US stock markets tumbled on Thursday as major tech giants like Microsoft and Meta faced a wave of investor sell-offs. Concerns around inflation, interest rate policy, and quarterly earnings led to a broad-based decline, with the Nasdaq and S&P 500 both closing lower. The dip comes just as markets had started gaining ground after weeks of cautious optimism.
Tech Stocks Under Pressure
The Nasdaq bore the brunt of the fall, pulled down by heavyweights like Microsoft, Meta, and Nvidia. Despite reporting strong earnings, investor reaction remained cautious—suggesting fears that tech valuations might have peaked, at least in the short term.
Meta, for instance, saw a significant decline even after healthy profits, as markets worried about rising costs and the company’s long-term investment plans in AI. Microsoft too faced headwinds, with analysts pointing to slower-than-expected growth in some of its cloud segments.
Inflation and Fed Uncertainty
While earnings remain a key driver, the real pressure is coming from uncertainty over US Federal Reserve policy. With inflation figures still not fully under control, investors fear that the Fed may hold interest rates higher for longer.
That’s enough to spook equity markets, especially sectors like tech that thrive when borrowing costs are low. In this environment, even a slight hawkish signal from the Fed can shake investor confidence.
What This Means for Indian Investors
For Indian retail investors and Tier 2 city traders using apps like Zerodha or Groww, the US market’s behavior serves as a cautionary signal. If American tech stocks continue to slide, there could be ripple effects in India’s own IT-heavy indices.

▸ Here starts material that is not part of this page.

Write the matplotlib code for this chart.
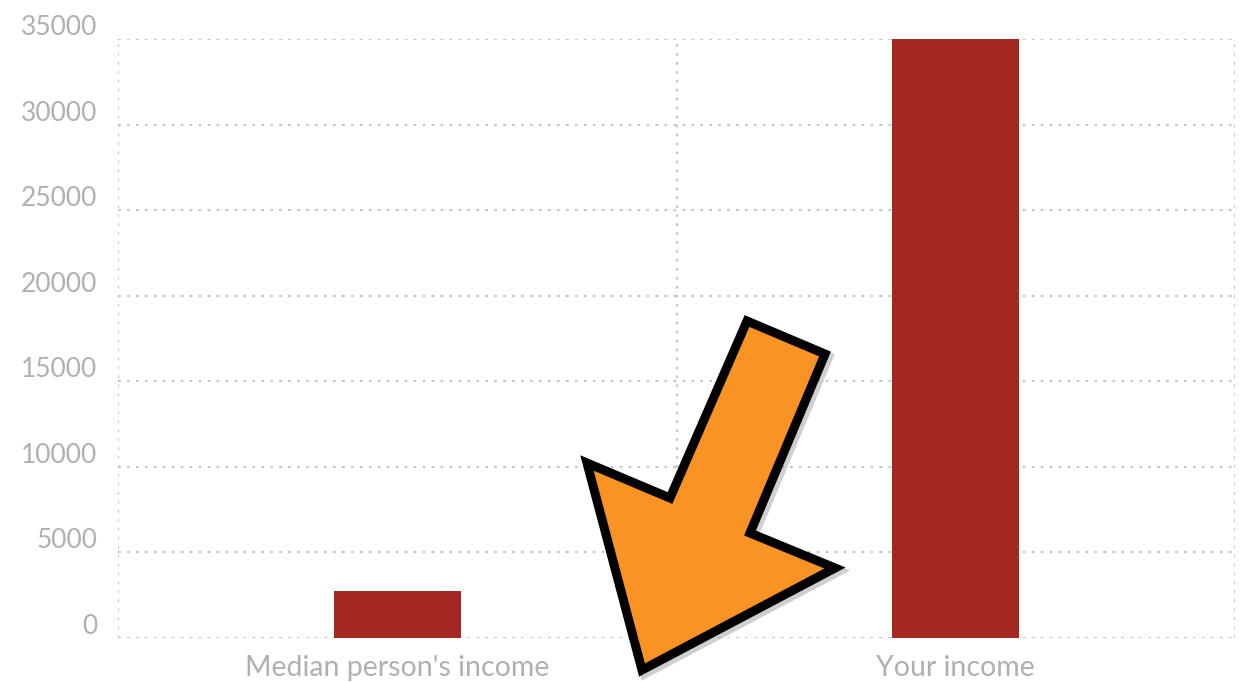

Stocks like Infosys, TCS, and Wipro often mirror the sentiment of their US counterparts. Additionally, any sign of prolonged rate hikes in the US may lead to foreign outflows from Indian markets, especially from emerging economies.
Global Markets Are Interconnected
Today’s US market trend isn’t just a Wall Street story. It reflects a global investment climate where inflation, interest rates, and tech stock performance are tightly linked. While Indian markets might not mirror every US move point-for-point, the connections are growing stronger.
With many Indians increasingly investing in US stocks directly via platforms and mutual funds, Wall Street’s movement is no longer just background noise—it has a direct impact on portfolio returns here.
Conclusion
The latest dip in US markets is a reminder that global stock trends are volatile and reactive. For Indian investors, especially in Tier 2 cities who are relatively new to global investing, it’s important to watch such shifts closely. Market confidence can change quickly—what looks like a strong quarter can still lead to a sell-off if investor sentiment turns. Staying informed is no longer optional.